2.   dua orang saudara seibu /lebih laki-laki maupun perempuan (Q.S An-Nisa : 12).


e) Ahli waris yang memperoleh bagian seperenam (1/6)
1.   bapak atau kakek, apabila ada anak/cucu
2.   ibu, apabila ada anak/cucu atau ada dua orang saudara lk./prp. atau lebih
3.   nenek, seorang atau lebih, bila tidak ada ibu
4.   seorang saudara seibu,  baik laki-laki maupun perempuan
5.   cucu perempuan seorang atau lebih, apabila ada seorang anak perempuan, tetapi bila anak perempuannya lebih dari seorang maka cucu hijab( tidak mendapat warisan).
6.   seorang saudara perempuan sebapak atau lebih apabila ada seorang saudara perempuan sekandung, tetapi apabial saudara sekandungnya lebih dari seorang maka saudara perempuyan sebapak hijab (tidak mendapat warisan).

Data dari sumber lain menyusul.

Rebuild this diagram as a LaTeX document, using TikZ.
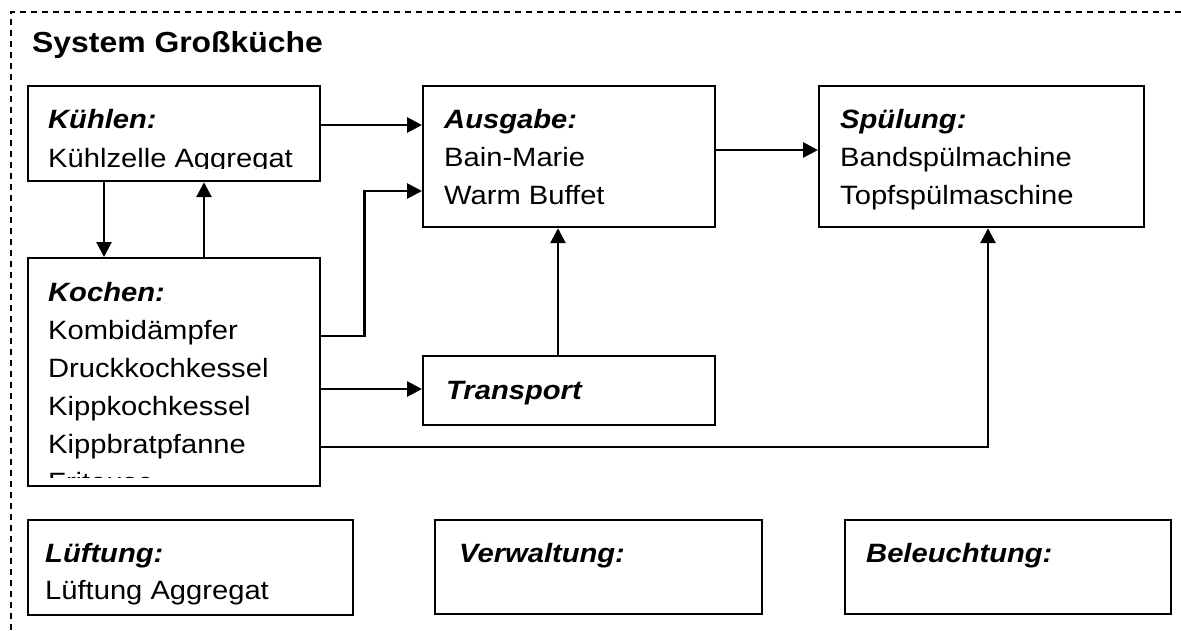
\documentclass[tikz,border=0pt]{standalone}
\usepackage{fontspec}
\setmainfont{Liberation Sans}[FakeStretch=1.1]
\usetikzlibrary{arrows.meta}

\tikzset{
  unitbox/.style={draw, line width=2.2pt, inner sep=0pt, anchor=north west},
  flow/.style={line width=2.8pt, -{Triangle[length=15pt,width=15pt]}},
  head/.style={anchor=base west, inner sep=0pt, font=\fontsize{26.5}{38}\selectfont\bfseries\itshape},
  item/.style={anchor=base west, inner sep=0pt, font=\fontsize{26.5}{38}\selectfont},
}

\begin{document}
\begin{tikzpicture}[x=1pt, y=-1pt]
    \useasboundingbox (0,0) rectangle (1181,630);
    % frame of the system
    \draw[line width=1.3pt, dash pattern=on 6pt off 5pt] (1181,12) -- (11,12) -- (11,630);
    \node[anchor=base west, inner sep=0pt, font=\fontsize{29}{38}\selectfont\bfseries] (title) at (32,52) {System Großküche};

    % boxes
    \node[unitbox, minimum width=292, minimum height=95]  (kuehlen)   at (27,85)  {};
    \node[unitbox, minimum width=292, minimum height=141] (ausgabe)   at (422,85) {};
    \node[unitbox, minimum width=325, minimum height=141] (spuelung)  at (818,85) {};
    \node[unitbox, minimum width=292, minimum height=228] (kochen)    at (27,257) {};
    \node[unitbox, minimum width=292, minimum height=69]  (transport) at (422,355) {};
    \node[unitbox, minimum width=325, minimum height=95]  (lueftung)  at (27,519) {};
    \node[unitbox, minimum width=327, minimum height=94]  (verwaltung) at (434,519) {};
    \node[unitbox, minimum width=326, minimum height=94]  (beleuchtung) at (844,519) {};

    % texts
    \begin{scope}
      \clip (27,85) rectangle (319,168.5);
      \node[head] (kuehlenT) at (48,128) {Kühlen:};
      \node[item] (kuehlenA) at (48,167) {Kühlzelle Aggregat};
    \end{scope}
    \node[head] (ausgabeT) at (444,128) {Ausgabe:};
    \node[item] (ausgabeA) at (444,166) {Bain-Marie};
    \node[item] (ausgabeB) at (444,204) {Warm Buffet};
    \node[head] (spuelungT) at (840,128) {Spülung:};
    \node[item] (spuelungA) at (840,166) {Bandspülmachine};
    \node[item] (spuelungB) at (840,204) {Topfspülmaschine};
    \begin{scope}
      \clip (27,257) rectangle (319,477);
      \node[head] (kochenT) at (48,301) {Kochen:};
      \node[item] (kochenA) at (48,339) {Kombidämpfer};
      \node[item] (kochenB) at (48,377) {Druckkochkessel};
      \node[item] (kochenC) at (48,415) {Kippkochkessel};
      \node[item] (kochenD) at (48,453) {Kippbratpfanne};
      \node[item] (kochenE) at (48,491) {Friteuse};
    \end{scope}
    \node[head] (transportT) at (446,399) {Transport};
    \node[head] (lueftungT) at (45,562) {Lüftung:};
    \node[item] (lueftungA) at (45,599) {Lüftung Aggregat};
    \node[head] (verwaltungT) at (459,562) {Verwaltung:};
    \node[head] (beleuchtungT) at (866,562) {Beleuchtung:};

    % connectors
    \draw[flow] ([yshift=-40pt]kuehlen.north east) -- ([yshift=-40pt]ausgabe.north west);
    \draw[flow] ([yshift=-79pt]kochen.north east) -- ++(43,0) |- ([yshift=-106pt]ausgabe.north west);
    \draw[flow] ([xshift=77pt]kuehlen.south west) -- ([xshift=77pt]kochen.north west);
    \draw[flow] ([xshift=177pt]kochen.north west) -- ([xshift=177pt]kuehlen.south west);
    \draw[flow] ([yshift=-132pt]kochen.north east) -- ([yshift=-34pt]transport.north west);
    \draw[flow] ([xshift=136pt]transport.north west) -- ([xshift=136pt]ausgabe.south west);
    \draw[flow] ([yshift=-65pt]ausgabe.north east) -- ([yshift=-65pt]spuelung.north west);
    \draw[flow] ([yshift=-190pt]kochen.north east) -| ([xshift=170pt]spuelung.south west);
\end{tikzpicture}
\end{document}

f)  Ahli waris yang memperoleh bagian duapertiga (2/3)
1.   dua orang anak perempua atau lebih, jika tidak ada anak laki-laki. (Q.S An-Nisa : 11).
2.   dua orang cucu perempua atau lebih dari anak laki-laki, bila tidak ada anak perempuan.
3.   dua orang saudara perempuan atau lebih yang sekandung (Q.S. An-Nisa :176)
4.   dua orang saudara perempuan atau lebih yang sebapak .

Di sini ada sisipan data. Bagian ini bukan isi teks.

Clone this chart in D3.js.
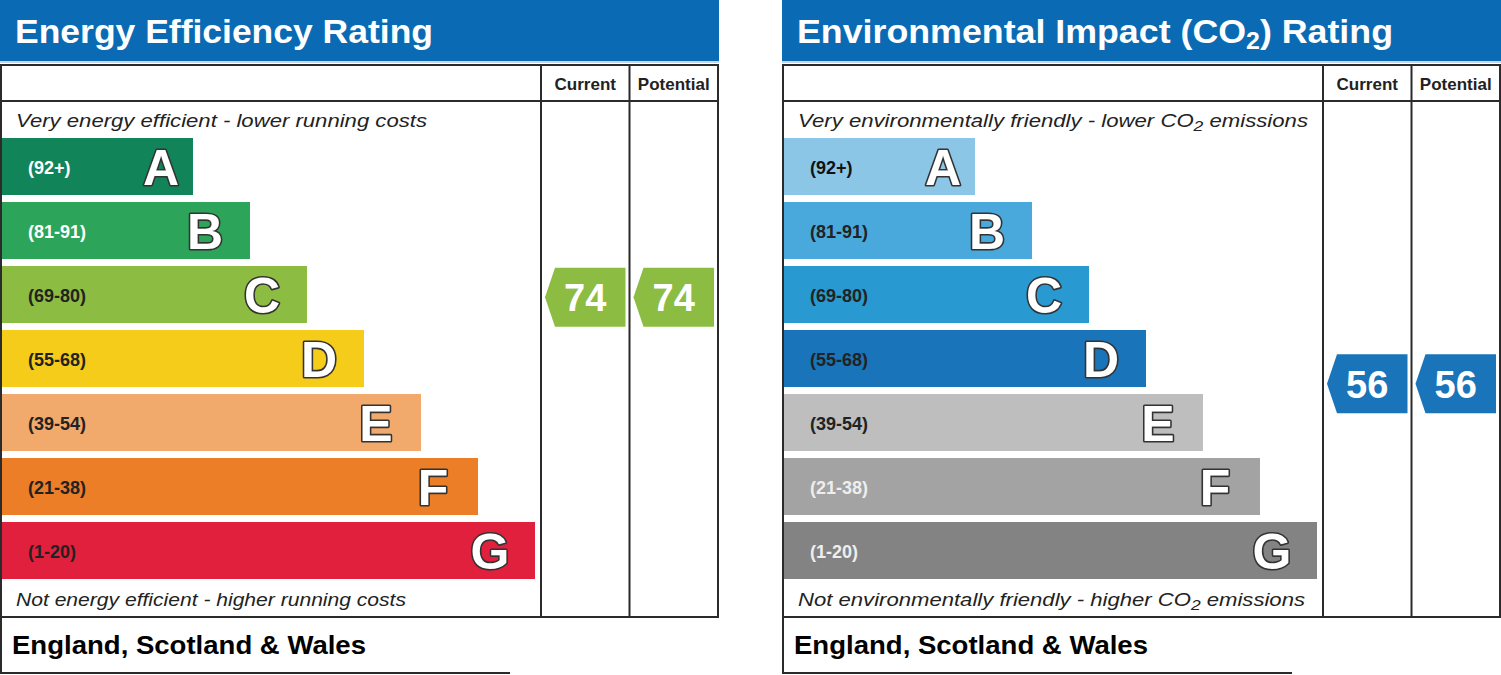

2. Ashobah : yaitu ahli waris yang mendapat bagian warisannya tidak ditentukan,  yaitu setelah diambil oleh ahli waris yang termasuk dzawil furudh. Ashobah terbagi menjadi tiga bagian yaitu Ashobah binafsihi, ashobah bighoirihi dan ashobah ma’a ghoirihi
a) Ashobah binafsihi ; yaitu ahli waris yang menjadi ashobah  dengan sendirinya (secara otomatis), mereka adalah :
1.      anak laki-laki
2.      cucu laki-laki dari anak laiki-laki dst. kebawah selama pertaliannya masih laki-laki.
3.      bapak.
4.      kakek dari bapak dst.ke atas.
5.      saudara laki-laki sekandung
6.      saudara laki-laki sebapak
7.      anak laki-laki dari saudara laki-laki sekandung (ponakan)
8.      anak laki-laki dari saudara laki-laki sebapak (ponakan)
9.      saudara laki-laki bapak (paman/wa’) yang seibu sebapak dengan bapak
10.  saudara laki-laki bapak (paman/wa’) yang sebapak dengan bapak
11.  anak laki dari saudara laki-laki bapak (paman/wa’) yang seibu sebapak dengan bapak
12.  anak laki dari saudara laki-laki bapak (paman/wa’) yang sebapak dengan bapak
13.  wala’ (laki-laki yang memerdekakan pewaris dari perbudakannya).
b) Ashobah bighoihi, ahli waris yang menjadi ashobah dengan sebab ditarik oleh ahli waris tertentu dari ashobah binafsishi, mereka adalah ;
1.   anak perempuan, dengan sebab adanya anak laki-laki
2.   cucu perempuan dari anak laki-laki dengan sebab adanya cucu laki-laki dari anak laki-laki.
3.   saudara perempuan seibu sebapak dengan sebab adanya saudara laki-laki yang seibu sebapak
4.   saudara perempuan sebapak dengan sebab adanya saudara laki-laki yang sebapak
 c) Ashobah ma’a ghoirihi ;yaitu ahli waris yang menjadi ashobah karena bersama-sama ahli waris lain yang tertentu dari dzawil furudh, mereka adalah:
1.saudara perempuan sekandung apabila bersama-sama dengan anak perempuan atau cucu perempuan dari anak laki-laki.
2.saudara perempuan sebapak apabila bersama-sama dengan anak perempuan atau cucu perempuan dari anak laki-laki.

Hijab
            Hijab berarti tabir atau penghalang bagi ahli waris untuk mendapat harta warisan karena ada ahli waris yang lebih dekat atau lebih berhak. Hijab ada dua :
1. Hijab Nuqshon, adalah hijab yang dapat mengurangi bagian dari harta warisan bagi ahli waris tertentu karena bersama-sama dengan ahli waris lain tertentu pula. Missal istri mendapat bagian ¼  namun karena bersama anak atau cucu maka ia mendapat 1/8 .
2. Hijab Hirman, adalah hijab yang menyebabkan ahli waris kehilangan haknya atas harta warisan karena terhalang oleh ahli waris yang lebih dekat atau lebih berhak, antara lain :
1.   cucu laki-laki tidak berhak memperoleh harta warisan karena ada anak laki-laki.
2.   kakek tidak berhak memperoleh harta warisan selama ada bapak.
3.   nenek tidak berhak memperoleh harta warisan selama ada ibu
4.   Saudara sekandung tidak berhak memperoleh harta warisan selama ada anak laki-laki dan bapak.

5.   Saudara laki-laki/perempuan sebapak tidak berhak memperoleh harta warisan selama ada anak laki-laki , cucu laki , bapak, saudara laki-laki sekandung dan saudara perempuan sekandung jika berashobah dengan anak perempuan sekandung.